Of course, this is wildly nonspecific— do I eat 500 grams of food per day? Do you? What about Arnold Schwarzenegger?— but unless we want to wander around describing every last mouthful we ingest to a computer app, or invent an implant that will automatically count it all up for us and display the information on our wrist or forehead or something- broad generalizations will have to do.

But here’s some practical info that these generalizations translate into, that the groups like the WHO or the Department of Health and Human Services won’t- can’t– come out and tell you in so many words: effectively the new recommendation means don’t drink soda or juice. Why? Because:

–       a 12 oz can of Coke= 10 tsp sugar

–       a 20 oz bottle of Coke= 16 tsp sugar

–        a 15 oz Naked juice smoothie= 17 tsp sugar

See?  If, as we’ve just figured out, the average adult recommendation is not more than 6 tsp sugar per day, than have one can of soda and already the alarms are going off: you’ve had nearly two days worth of sugar right there, not including anything else you might eat or drink that day. Have a larger soda or a “healthy” juice smoothie? And that alarm becomes a blaring siren: that’s nearly three days worth of sugar.

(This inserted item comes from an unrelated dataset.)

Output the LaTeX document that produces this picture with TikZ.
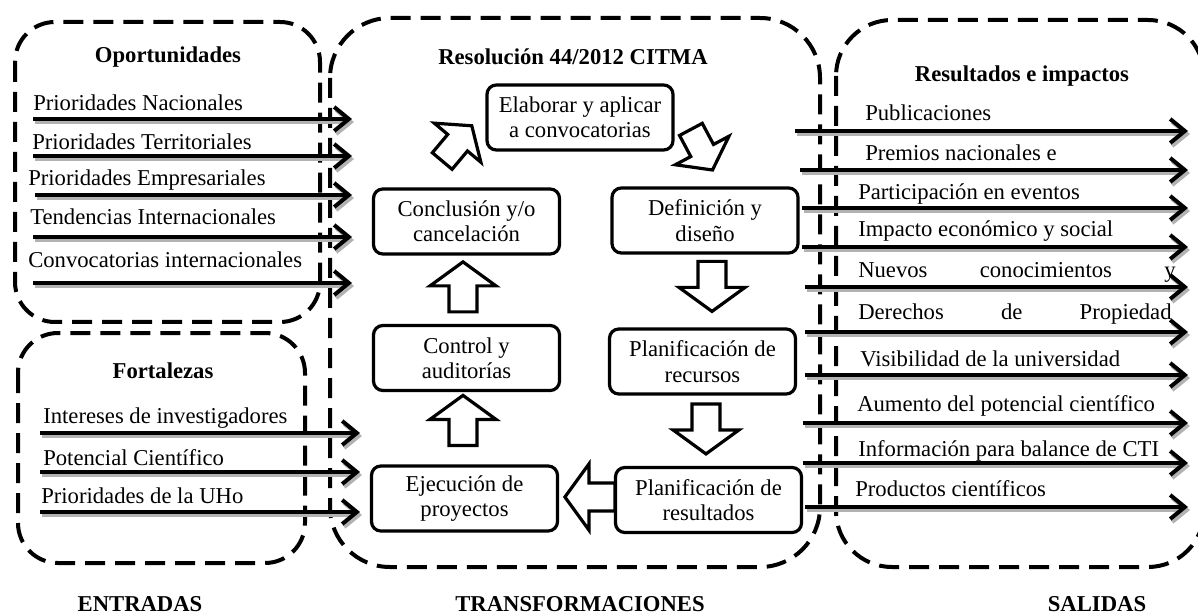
\documentclass[tikz,border=0pt]{standalone}
\usepackage{fontspec}
\setmainfont{Liberation Serif}
\usetikzlibrary{arrows.meta,calc}
\newcommand{\myfs}{\fontsize{17}{19}\selectfont}
\tikzset{
  dbox/.style={draw, dash pattern=on 15pt off 7.5pt, line width=3pt},
  proc/.style={draw, line width=2.4pt, rounded corners=7pt, minimum width=139.5pt,
    minimum height=48.75pt, align=center, inner sep=2pt, font=\myfs, fill=white},
  lab/.style={anchor=base west, inner sep=0pt, font=\myfs},
  ttl/.style={anchor=base, inner sep=0pt, font=\myfs\bfseries},
  larrow/.style={line width=3pt, -{Straight Barb[length=11pt,width=18pt]}},
  shad/.style={line width=3pt, draw=black!30, -{Straight Barb[length=11pt,width=18pt]}},
  blk/.style={draw, line width=2.4pt, fill=white, line join=miter, miter limit=20},
  barrow/.pic={\draw[blk] (-25,-14) -- (1,-14) -- (1,-33) -- (25,0) -- (1,33) -- (1,14) -- (-25,14) -- cycle;}
}
\begin{document}
\begin{tikzpicture}[x=0.75pt,y=-0.75pt]
\useasboundingbox (0,0) rectangle (1198,616);
\begin{scope}
\clip (0,0) rectangle (1198,616);
% dashed group boxes
\draw[dbox, rounded corners=30pt] (15,22) rectangle (320,322);
\draw[dbox, rounded corners=30pt] (18,333) rectangle (305,563);
\draw[dbox, rounded corners=45pt] (330,18) rectangle (820,567);
\draw[dbox, rounded corners=42pt] (836,20) rectangle (1204,567);
\end{scope}

% titles
\node[ttl] (tOp) at (168,63) {Oportunidades};
\node[ttl] (tFo) at (163,378) {Fortalezas};
\node[ttl] (tRe) at (573,65) {Resolución 44/2012 CITMA};
\node[ttl] (tRi) at (1022,82) {Resultados e impactos};
\node[ttl] (tEn) at (140,611) {ENTRADAS};
\node[ttl] (tTr) at (580,611) {TRANSFORMACIONES};
\node[ttl] (tSa) at (1097,611) {SALIDAS};

% input arrows: oportunidades
\foreach \ys/\ye/\xl/\yl/\t [count=\i] in {
  33/119/33/111/Prioridades Nacionales,
  33/156/32/150/Prioridades Territoriales,
  35/195/28/186/Prioridades Empresariales,
  33/237/30/225/Tendencias Internacionales,
  33/283/28/268/Convocatorias internacionales}{
  \coordinate (os\i) at (\ys,\ye);
  \coordinate (oe\i) at (352,\ye);
  \draw[shad] ($(os\i)+(2,3)$) -- ($(oe\i)+(2,3)$);
  \draw[larrow] (os\i) -- (oe\i);
  \node[lab] (ol\i) at (\xl,\yl) {\t};
}

% input arrows: fortalezas
\foreach \ye/\xl/\yl/\t [count=\i] in {
  433/43/423/Intereses de investigadores,
  472/43/465/Potencial Científico,
  512/41/503/Prioridades de la UHo}{
  \coordinate (fs\i) at (40,\ye);
  \coordinate (fe\i) at (360,\ye);
  \draw[shad] ($(fs\i)+(2,3)$) -- ($(fe\i)+(2,3)$);
  \draw[larrow] (fs\i) -- (fe\i);
  \node[lab] (fl\i) at (\xl,\yl) {\t};
}

% output arrows
\foreach \xs/\ye/\xl/\yl/\t [count=\i] in {
  795/131/865/121/Publicaciones,
  800/170/865/161/Premios nacionales e,
  802/208/858/200/Participación en eventos,
  802/247/858/237/Impacto económico y social,
  805/287/858/278/\makebox[238pt][s]{Nuevos conocimientos y},
  805/332/858/320/\makebox[235pt][s]{Derechos de Propiedad},
  805/375/860/366/Visibilidad de la universidad,
  803/423/857/411/Aumento del potencial científico,
  803/463/858/456/Información para balance de CTI,
  805/507/855/496/Productos científicos}{
  \coordinate (ss\i) at (\xs,\ye);
  \coordinate (se\i) at (1188,\ye);
  \draw[shad] ($(ss\i)+(2,3)$) -- ($(se\i)+(2,3)$);
  \draw[larrow] (ss\i) -- (se\i);
  \node[lab] (sl\i) at (\xl,\yl) {\t};
}

% process boxes
\node[proc] (elab) at (580,117.5) {Elaborar y aplicar\\a convocatorias};
\node[proc] (concl) at (466.5,221.5) {Conclusión y/o\\cancelación};
\node[proc] (defi) at (705,220.5) {Definición y\\diseño};
\node[proc] (ctrl) at (466.5,358) {Control y\\auditorías};
\node[proc] (prec) at (702.5,361.5) {Planificación de\\recursos};
\node[proc] (ejec) at (464.5,498.5) {Ejecución de\\proyectos};
\node[proc] (pres) at (708.5,500) {Planificación de\\resultados};

% block arrows
\pic[rotate=50, scale=0.92] at ($(concl.north)+(-9.5,-44)$) {barrow};
\pic[rotate=-62, scale=0.92] at ($(defi.north)+(-3.3,-36.7)$) {barrow};
\pic[rotate=90] at ($(ctrl.north)+(-3.5,-37)$) {barrow};
\pic[rotate=90] at ($(ejec.north)+(-1.5,-44)$) {barrow};
\pic[rotate=-90] at ($(prec.north)+(9.5,-41)$) {barrow};
\pic[rotate=-90] at ($(pres.north)+(-2.5,-37)$) {barrow};
\pic[rotate=180] at ($(pres.west)+(-24,-3)$) {barrow};
\end{tikzpicture}
\end{document}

Hopefully by now people are starting to get the message that there’s a scary amount of sneaky sugar hiding in virtually every product for sale in our supermarkets… in our bread, in our chicken broth, in our mayonnaise… and so on. Two pieces of bread might contain one tsp sugar, a serving of chicken broth might contain ¼ tsp sugar, a tablespoon of mayo less than that. Certainly we need to be mindful of how all these small sources of sugar add up throughout the course of our day. Yet, as you can see, none of these sources can hold a candle to the blast of sugar that your system receives when you drink just one juice or soda.

So if the WHO were to recommend the biggest, simplest, most practical step people could take in the reduction of dietary sugar and improvement of their long-term health? Clearly, it would be to stop drinking soda and juice.

But OhMyGod can you imagine the mess the World Health Organization would be in for if they started telling people not to drink juice or soda anymore? Previous attempts to stem the sugar tide— such as banning the bucket soda or taxing sugar-sweetened beverages— have resulted in such indignant histrionics that you’d think Mountain Dew had been mentioned in the Declaration of Independence. So what would outright telling people just how bad for them their favorite drinks are do? I’m pretty sure all-freaking-heck would break loose. Panic in the streets… mass hysteria… dogs and cats living together…

But it could be worth it. I know it sounds impossible now, but if soda and juice were relegated to the category of Things That Seemed Like a Good Idea at the Time, (along with doctor-recommended cigarettes, parachute pants, and deep fried butter on a stick) maybe it would mean that we could all stop with the calorie/gram/percentage-counting madness— all of which obfuscates more than it clarifies— and instead of having a “dietary energy intake” we could just go back to what I like to call: “eating food.” And be healthier in the bargain.

A crazy idea, but it just might work.